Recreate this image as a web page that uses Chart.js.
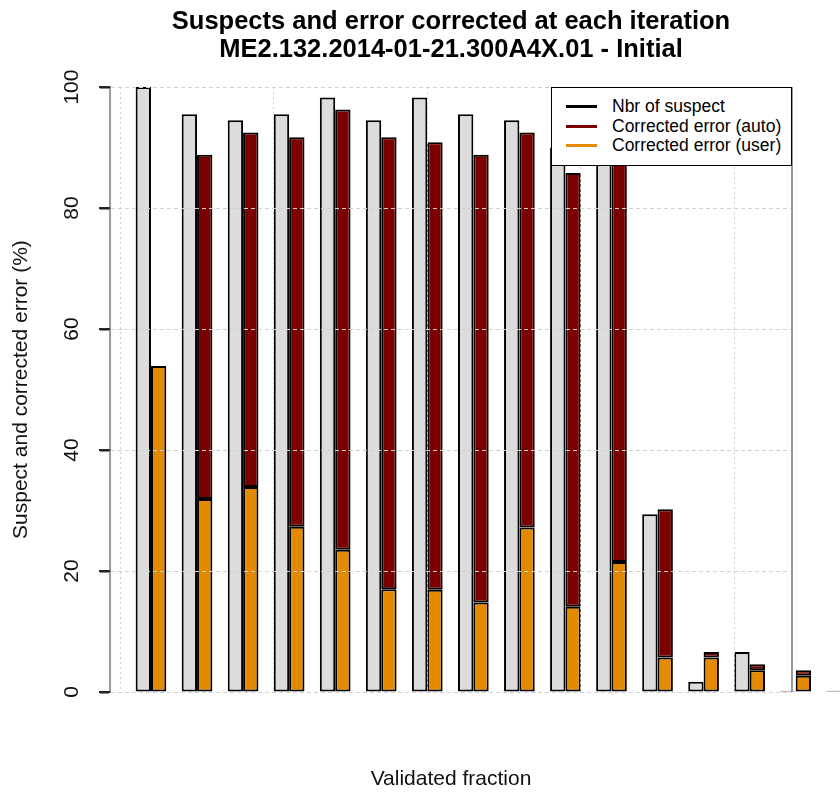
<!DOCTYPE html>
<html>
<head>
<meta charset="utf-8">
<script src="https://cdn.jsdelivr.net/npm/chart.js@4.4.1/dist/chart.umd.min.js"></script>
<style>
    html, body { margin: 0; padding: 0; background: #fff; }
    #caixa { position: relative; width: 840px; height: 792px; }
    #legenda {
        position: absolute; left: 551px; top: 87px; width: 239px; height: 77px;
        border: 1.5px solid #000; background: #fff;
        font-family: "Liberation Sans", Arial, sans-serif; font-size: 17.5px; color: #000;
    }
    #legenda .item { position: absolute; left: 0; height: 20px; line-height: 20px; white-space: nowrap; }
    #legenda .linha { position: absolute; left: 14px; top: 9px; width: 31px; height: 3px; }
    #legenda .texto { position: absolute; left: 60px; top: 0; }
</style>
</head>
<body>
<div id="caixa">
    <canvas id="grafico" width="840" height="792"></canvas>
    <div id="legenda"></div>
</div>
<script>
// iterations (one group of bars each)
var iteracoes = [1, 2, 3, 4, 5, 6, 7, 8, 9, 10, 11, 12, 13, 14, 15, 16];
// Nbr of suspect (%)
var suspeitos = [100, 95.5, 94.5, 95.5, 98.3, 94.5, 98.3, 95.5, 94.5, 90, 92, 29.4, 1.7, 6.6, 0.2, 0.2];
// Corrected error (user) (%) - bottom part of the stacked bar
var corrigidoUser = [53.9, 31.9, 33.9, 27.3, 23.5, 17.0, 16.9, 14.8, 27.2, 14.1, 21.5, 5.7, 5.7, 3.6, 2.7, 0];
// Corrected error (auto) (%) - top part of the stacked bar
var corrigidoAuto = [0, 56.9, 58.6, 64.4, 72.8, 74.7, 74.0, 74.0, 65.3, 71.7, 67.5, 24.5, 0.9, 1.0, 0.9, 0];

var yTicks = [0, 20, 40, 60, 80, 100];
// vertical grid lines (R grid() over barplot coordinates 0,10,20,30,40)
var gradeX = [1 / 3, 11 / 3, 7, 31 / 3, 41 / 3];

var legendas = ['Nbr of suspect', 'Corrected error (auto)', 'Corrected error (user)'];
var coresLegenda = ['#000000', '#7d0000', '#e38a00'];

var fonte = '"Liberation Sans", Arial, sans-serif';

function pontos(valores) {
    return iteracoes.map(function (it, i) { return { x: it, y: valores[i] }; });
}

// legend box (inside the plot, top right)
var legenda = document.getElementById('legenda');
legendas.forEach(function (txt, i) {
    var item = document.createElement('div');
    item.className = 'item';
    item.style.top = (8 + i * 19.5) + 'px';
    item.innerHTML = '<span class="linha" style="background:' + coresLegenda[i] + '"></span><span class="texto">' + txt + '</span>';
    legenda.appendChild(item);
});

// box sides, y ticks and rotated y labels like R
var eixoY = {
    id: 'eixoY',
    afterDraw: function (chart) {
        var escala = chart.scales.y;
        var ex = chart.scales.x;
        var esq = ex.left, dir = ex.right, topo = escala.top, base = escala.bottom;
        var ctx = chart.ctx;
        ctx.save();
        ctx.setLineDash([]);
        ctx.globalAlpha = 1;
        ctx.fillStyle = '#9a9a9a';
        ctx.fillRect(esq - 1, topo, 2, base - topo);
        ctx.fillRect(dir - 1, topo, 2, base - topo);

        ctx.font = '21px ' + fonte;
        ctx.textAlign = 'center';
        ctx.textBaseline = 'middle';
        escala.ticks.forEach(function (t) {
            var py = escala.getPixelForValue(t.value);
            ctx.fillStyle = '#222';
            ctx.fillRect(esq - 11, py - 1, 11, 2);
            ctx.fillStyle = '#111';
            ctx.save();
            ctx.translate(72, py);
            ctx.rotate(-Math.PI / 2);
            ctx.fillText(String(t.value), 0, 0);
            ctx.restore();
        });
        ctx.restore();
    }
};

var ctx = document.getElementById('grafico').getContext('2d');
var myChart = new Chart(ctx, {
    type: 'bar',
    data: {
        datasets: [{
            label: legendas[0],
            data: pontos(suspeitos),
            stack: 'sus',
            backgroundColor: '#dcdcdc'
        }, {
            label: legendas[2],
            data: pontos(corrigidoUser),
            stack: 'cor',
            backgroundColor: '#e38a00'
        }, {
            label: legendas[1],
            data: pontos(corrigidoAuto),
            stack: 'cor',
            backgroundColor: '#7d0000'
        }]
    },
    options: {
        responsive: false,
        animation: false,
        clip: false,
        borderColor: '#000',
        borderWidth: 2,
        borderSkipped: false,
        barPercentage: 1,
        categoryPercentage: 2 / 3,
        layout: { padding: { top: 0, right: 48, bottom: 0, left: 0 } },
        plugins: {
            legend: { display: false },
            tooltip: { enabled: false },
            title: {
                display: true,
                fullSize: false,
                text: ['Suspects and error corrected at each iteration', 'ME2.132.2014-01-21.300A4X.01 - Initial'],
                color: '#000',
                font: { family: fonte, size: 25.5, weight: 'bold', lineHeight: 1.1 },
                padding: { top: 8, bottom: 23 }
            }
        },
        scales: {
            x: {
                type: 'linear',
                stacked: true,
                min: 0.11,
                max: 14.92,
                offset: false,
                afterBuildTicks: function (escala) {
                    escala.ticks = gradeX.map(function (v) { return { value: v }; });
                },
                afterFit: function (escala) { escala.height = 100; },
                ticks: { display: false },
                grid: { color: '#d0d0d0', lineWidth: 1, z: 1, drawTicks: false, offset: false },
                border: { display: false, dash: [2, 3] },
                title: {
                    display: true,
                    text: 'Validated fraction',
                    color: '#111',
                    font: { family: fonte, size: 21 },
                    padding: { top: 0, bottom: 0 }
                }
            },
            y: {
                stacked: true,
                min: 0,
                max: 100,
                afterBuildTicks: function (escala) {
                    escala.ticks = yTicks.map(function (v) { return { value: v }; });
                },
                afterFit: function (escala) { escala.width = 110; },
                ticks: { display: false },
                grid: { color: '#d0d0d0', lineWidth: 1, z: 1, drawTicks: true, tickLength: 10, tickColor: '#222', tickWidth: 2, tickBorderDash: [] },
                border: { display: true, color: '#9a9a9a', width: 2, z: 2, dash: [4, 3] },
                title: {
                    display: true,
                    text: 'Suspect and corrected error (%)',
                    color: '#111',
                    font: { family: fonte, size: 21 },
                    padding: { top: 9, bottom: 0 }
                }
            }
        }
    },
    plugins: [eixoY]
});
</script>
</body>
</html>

• **REQUIRED WORK**
Return, unchanged, the lines from the first line of the material through the line that holds "1.0, 0.9, 0];", inclusive, omitting pictures.

• **EXERCISE ANSWER**
Recreate this image as a web page that uses Chart.js.
<!DOCTYPE html>
<html>
<head>
<meta charset="utf-8">
<script src="https://cdn.jsdelivr.net/npm/chart.js@4.4.1/dist/chart.umd.min.js"></script>
<style>
    html, body { margin: 0; padding: 0; background: #fff; }
    #caixa { position: relative; width: 840px; height: 792px; }
    #legenda {
        position: absolute; left: 551px; top: 87px; width: 239px; height: 77px;
        border: 1.5px solid #000; background: #fff;
        font-family: "Liberation Sans", Arial, sans-serif; font-size: 17.5px; color: #000;
    }
    #legenda .item { position: absolute; left: 0; height: 20px; line-height: 20px; white-space: nowrap; }
    #legenda .linha { position: absolute; left: 14px; top: 9px; width: 31px; height: 3px; }
    #legenda .texto { position: absolute; left: 60px; top: 0; }
</style>
</head>
<body>
<div id="caixa">
    <canvas id="grafico" width="840" height="792"></canvas>
    <div id="legenda"></div>
</div>
<script>
// iterations (one group of bars each)
var iteracoes = [1, 2, 3, 4, 5, 6, 7, 8, 9, 10, 11, 12, 13, 14, 15, 16];
// Nbr of suspect (%)
var suspeitos = [100, 95.5, 94.5, 95.5, 98.3, 94.5, 98.3, 95.5, 94.5, 90, 92, 29.4, 1.7, 6.6, 0.2, 0.2];
// Corrected error (user) (%) - bottom part of the stacked bar
var corrigidoUser = [53.9, 31.9, 33.9, 27.3, 23.5, 17.0, 16.9, 14.8, 27.2, 14.1, 21.5, 5.7, 5.7, 3.6, 2.7, 0];
// Corrected error (auto) (%) - top part of the stacked bar
var corrigidoAuto = [0, 56.9, 58.6, 64.4, 72.8, 74.7, 74.0, 74.0, 65.3, 71.7, 67.5, 24.5, 0.9, 1.0, 0.9, 0];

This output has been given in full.